Critical Article Review:
We know that most, if not all of you, will never have critiqued an article before. The ability to summarise and develop an argument based on a research source is a crucial skill in accounting firms and public policy roles, as well as in academic work. It is about identifying what is important in the article, what is useful, what is different or unique and how that might be informative.
So, how do you do the article critique?
a) You need to read the article.
This means read closely. We would suggest read once, generally. Then, read again, with a highlighter – but highlight selectively – what is interesting/new/challenging for you. I would then read a third time, this time, taking notes based on the key ideas that you have highlighted. This will be the beginnings of your overview.
PART ONE: Briefly overview the article (max 150 words) 30%
b) Develop a sentence to respond to this question: What is the main argument in the article? What is the author trying to tell you about accounting? This is likely to be the lead sentence in your assignment.
a. Eg. in relation to Hines (1988) on “Financial Accounting: In communicating reality accounting, we construct reality”, I would argue:
Hines (1988) argues that the central power in accounting is held by accountants, as accountants choose what matters and how that will be presented, thus simultaneously constructing accounting and the organisation at the same time.
b. Eg. in relation to Watts & Zimmerman (1990) on Positive Accounting Theory.
In summarising the development of Positive Accounting Theory (PAT), Watts & Zimmerman defend their theoretical contribution, but recognise that what was supposed to be an objective, independent framework for theory in accounting is permeated by elements of normativism such as the self-interest paradox.

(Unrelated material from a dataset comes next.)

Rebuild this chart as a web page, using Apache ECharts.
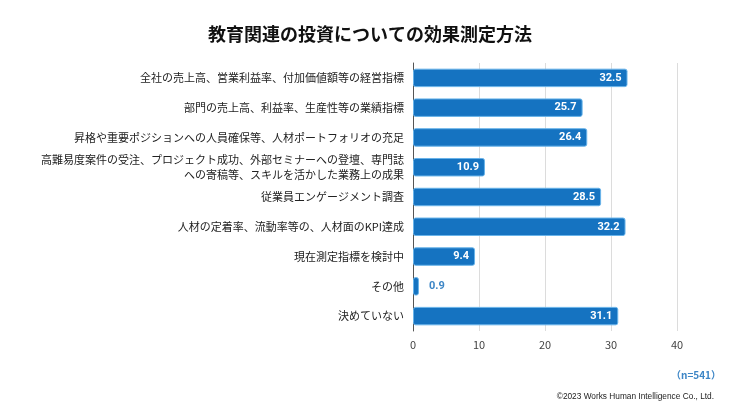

This is a subjective process – there is no right answer per se, as each understanding of the article is personal.
However, there are wrong interpretations – eg. Hines (1988) represents a positivist stance on accounting or Watts & Zimmerman (1990) recognise a role for critical theory research in accounting.
Given the word count for this overview section, you will need to work hard on each sentence here. So, you need to display good editing skills: write, rewrite, read, edit, rewrite (it is an iterative process).
c) Develop an overview of the article (at no more than 150 words). Begin with your lead sentence and then write 3 or 4 more sentences to provide support for how your article develops this position.
You should reference where necessary (so ideas should be given a page number).
However, we do not want you to quote from the article – this is your words to understand someone else’s words. Thus, the abstract of the article is the author’s idea of contribution to the academic world, and thus, is not representative of what you found interesting or useful or different about the article.
PART TWO: Critically reflect on what is positive or negative about the article from an academic perspective (max 250 words)
To critically reflect on something means to develop a way, with support, of telling us whether you agree with the article that you selected.
You may use ‘I’ in this section because you are expressing your personal viewpoints about the article, but you should provide as much support from other sources (Deegan or Gaffikin) in the development of your opinion.
We suggest that that there are two ways to do this:
A: The Comparative Technique
You need to compare the article to other material on the topic. Thus, we would suggest you compare the article to the relevant chapter in either Deegan or Gaffikin.
In you two paragraphs, you are answering the following questions:
i) How is your article similar or different from the corresponding chapter in Deegan or Gaffikin is saying?
ii) Do you agree or disagree with what your article is saying and why? You need to give support (references) for this position (so either, from your article or from the chapter from Deegan or Gaffikin, or a combination of both).
We do not expect you to use any other resources, although you may choose to if you wish.
B: The Analytical Technique
Identify TWO statements or ideas from your article that you find interesting or significant. These could for example, be statements that you strongly agree or disagree with. This is similar to your tutorial exercise in Weeks 3, 4 and 6. You will need to quote the statement or ideas, but this does not count towards your word count.
Thus, your 250 words should follow this pattern:
i) Present Example 1 (this is not part of the word count)
ii) Evaluate why you find this example interesting. You should use support (from Deegan, Gaffikin or other sources) in why it is interesting.
iii) Present Example 2 (this is not part of the word count) and evaluate this example.
PART THREE: Identify whether, how and why this article will or will not be useful for your chosen essay topic due in Week 13 (max 100 words)
This part requires you to do two things:
a) Why are you interested in your topic (accounting regulation, social and environmental accounting, or accounting and society)? and;
b) What you have learnt from evaluating your article in relation to your chosen topic (accounting regulation, social and environmental accounting, or accounting and society)?